*WRITTEN EXERCISE*
Print the listing in its entirety and exactly, leaving out images.

*DATA SEGMENT*
>>>

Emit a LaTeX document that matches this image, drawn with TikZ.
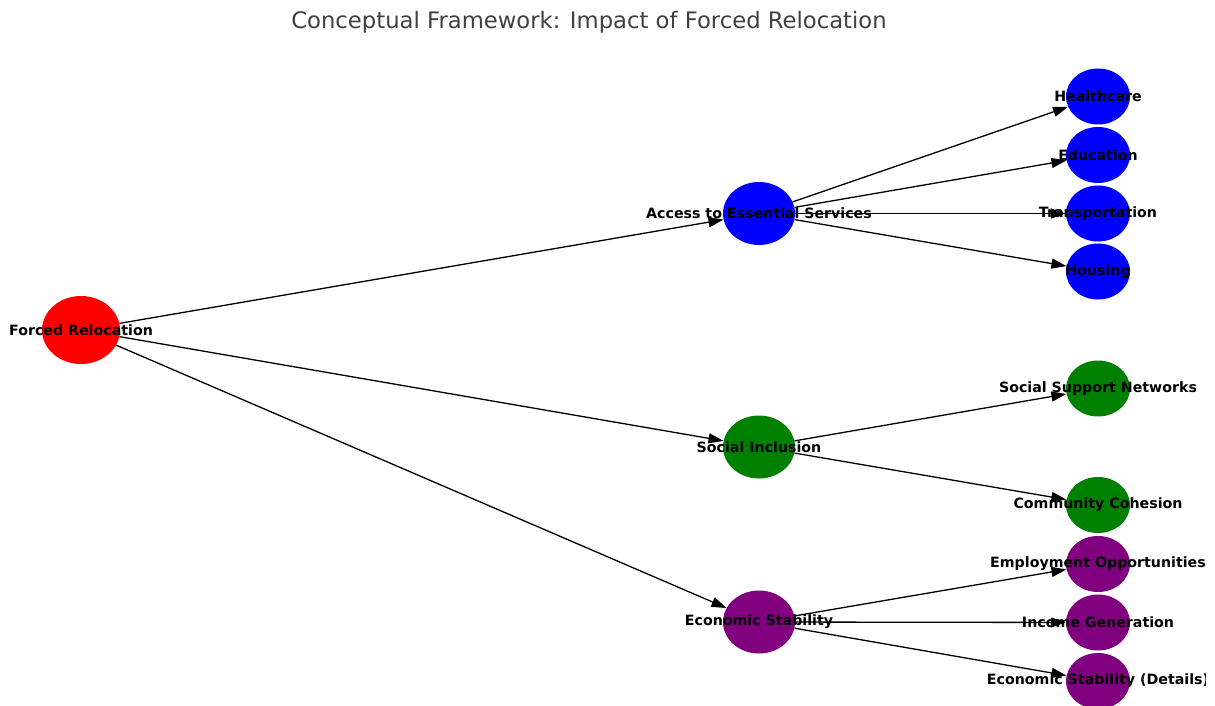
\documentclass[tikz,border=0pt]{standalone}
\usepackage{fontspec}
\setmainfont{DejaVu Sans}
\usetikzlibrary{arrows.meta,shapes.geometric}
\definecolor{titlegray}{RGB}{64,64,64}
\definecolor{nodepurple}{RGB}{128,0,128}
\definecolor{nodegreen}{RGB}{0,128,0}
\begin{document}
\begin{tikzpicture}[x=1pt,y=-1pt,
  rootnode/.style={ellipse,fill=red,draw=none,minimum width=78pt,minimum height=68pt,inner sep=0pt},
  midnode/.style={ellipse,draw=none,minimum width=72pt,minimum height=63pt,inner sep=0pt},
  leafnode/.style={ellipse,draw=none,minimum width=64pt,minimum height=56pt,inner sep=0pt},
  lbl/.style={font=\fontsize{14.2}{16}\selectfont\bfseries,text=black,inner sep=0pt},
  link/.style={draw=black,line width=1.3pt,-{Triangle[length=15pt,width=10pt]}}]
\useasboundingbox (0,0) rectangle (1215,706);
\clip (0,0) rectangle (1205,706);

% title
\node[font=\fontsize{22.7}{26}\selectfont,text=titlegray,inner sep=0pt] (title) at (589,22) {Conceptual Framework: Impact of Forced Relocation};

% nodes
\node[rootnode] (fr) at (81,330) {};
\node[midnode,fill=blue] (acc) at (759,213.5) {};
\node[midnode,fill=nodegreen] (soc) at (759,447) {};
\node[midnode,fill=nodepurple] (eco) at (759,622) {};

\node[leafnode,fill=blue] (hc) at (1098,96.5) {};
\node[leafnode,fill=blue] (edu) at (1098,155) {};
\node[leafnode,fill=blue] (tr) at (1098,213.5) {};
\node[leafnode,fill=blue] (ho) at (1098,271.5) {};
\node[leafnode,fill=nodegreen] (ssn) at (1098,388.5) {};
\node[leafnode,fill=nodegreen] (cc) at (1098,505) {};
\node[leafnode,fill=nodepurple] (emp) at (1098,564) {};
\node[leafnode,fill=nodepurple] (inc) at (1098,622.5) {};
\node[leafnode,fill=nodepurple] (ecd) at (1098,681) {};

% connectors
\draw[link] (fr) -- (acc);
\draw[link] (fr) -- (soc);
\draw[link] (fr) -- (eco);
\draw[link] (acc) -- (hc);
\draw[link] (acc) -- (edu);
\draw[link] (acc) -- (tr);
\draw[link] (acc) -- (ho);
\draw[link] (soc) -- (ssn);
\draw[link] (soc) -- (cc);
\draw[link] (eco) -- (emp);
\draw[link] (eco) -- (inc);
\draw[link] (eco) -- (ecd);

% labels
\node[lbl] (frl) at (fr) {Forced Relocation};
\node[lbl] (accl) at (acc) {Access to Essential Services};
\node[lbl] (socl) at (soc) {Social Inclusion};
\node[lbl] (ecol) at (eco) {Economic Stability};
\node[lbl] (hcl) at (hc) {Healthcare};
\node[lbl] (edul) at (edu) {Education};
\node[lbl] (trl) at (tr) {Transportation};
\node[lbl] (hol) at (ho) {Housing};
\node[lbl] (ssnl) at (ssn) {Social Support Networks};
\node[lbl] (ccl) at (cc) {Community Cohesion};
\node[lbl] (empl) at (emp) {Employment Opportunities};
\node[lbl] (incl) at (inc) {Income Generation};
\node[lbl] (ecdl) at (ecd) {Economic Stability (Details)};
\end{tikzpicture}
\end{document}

<<<

*OUTPUT OF THE TASK*
Emit a LaTeX document that matches this image, drawn with TikZ.
\documentclass[tikz,border=0pt]{standalone}
\usepackage{fontspec}
\setmainfont{DejaVu Sans}
\usetikzlibrary{arrows.meta,shapes.geometric}
\definecolor{titlegray}{RGB}{64,64,64}
\definecolor{nodepurple}{RGB}{128,0,128}
\definecolor{nodegreen}{RGB}{0,128,0}
\begin{document}
\begin{tikzpicture}[x=1pt,y=-1pt,
  rootnode/.style={ellipse,fill=red,draw=none,minimum width=78pt,minimum height=68pt,inner sep=0pt},
  midnode/.style={ellipse,draw=none,minimum width=72pt,minimum height=63pt,inner sep=0pt},
  leafnode/.style={ellipse,draw=none,minimum width=64pt,minimum height=56pt,inner sep=0pt},
  lbl/.style={font=\fontsize{14.2}{16}\selectfont\bfseries,text=black,inner sep=0pt},
  link/.style={draw=black,line width=1.3pt,-{Triangle[length=15pt,width=10pt]}}]
\useasboundingbox (0,0) rectangle (1215,706);
\clip (0,0) rectangle (1205,706);

% title
\node[font=\fontsize{22.7}{26}\selectfont,text=titlegray,inner sep=0pt] (title) at (589,22) {Conceptual Framework: Impact of Forced Relocation};

% nodes
\node[rootnode] (fr) at (81,330) {};
\node[midnode,fill=blue] (acc) at (759,213.5) {};
\node[midnode,fill=nodegreen] (soc) at (759,447) {};
\node[midnode,fill=nodepurple] (eco) at (759,622) {};

\node[leafnode,fill=blue] (hc) at (1098,96.5) {};
\node[leafnode,fill=blue] (edu) at (1098,155) {};
\node[leafnode,fill=blue] (tr) at (1098,213.5) {};
\node[leafnode,fill=blue] (ho) at (1098,271.5) {};
\node[leafnode,fill=nodegreen] (ssn) at (1098,388.5) {};
\node[leafnode,fill=nodegreen] (cc) at (1098,505) {};
\node[leafnode,fill=nodepurple] (emp) at (1098,564) {};
\node[leafnode,fill=nodepurple] (inc) at (1098,622.5) {};
\node[leafnode,fill=nodepurple] (ecd) at (1098,681) {};

% connectors
\draw[link] (fr) -- (acc);
\draw[link] (fr) -- (soc);
\draw[link] (fr) -- (eco);
\draw[link] (acc) -- (hc);
\draw[link] (acc) -- (edu);
\draw[link] (acc) -- (tr);
\draw[link] (acc) -- (ho);
\draw[link] (soc) -- (ssn);
\draw[link] (soc) -- (cc);
\draw[link] (eco) -- (emp);
\draw[link] (eco) -- (inc);
\draw[link] (eco) -- (ecd);

% labels
\node[lbl] (frl) at (fr) {Forced Relocation};
\node[lbl] (accl) at (acc) {Access to Essential Services};
\node[lbl] (socl) at (soc) {Social Inclusion};
\node[lbl] (ecol) at (eco) {Economic Stability};
\node[lbl] (hcl) at (hc) {Healthcare};
\node[lbl] (edul) at (edu) {Education};
\node[lbl] (trl) at (tr) {Transportation};
\node[lbl] (hol) at (ho) {Housing};
\node[lbl] (ssnl) at (ssn) {Social Support Networks};
\node[lbl] (ccl) at (cc) {Community Cohesion};
\node[lbl] (empl) at (emp) {Employment Opportunities};
\node[lbl] (incl) at (inc) {Income Generation};
\node[lbl] (ecdl) at (ecd) {Economic Stability (Details)};
\end{tikzpicture}
\end{document}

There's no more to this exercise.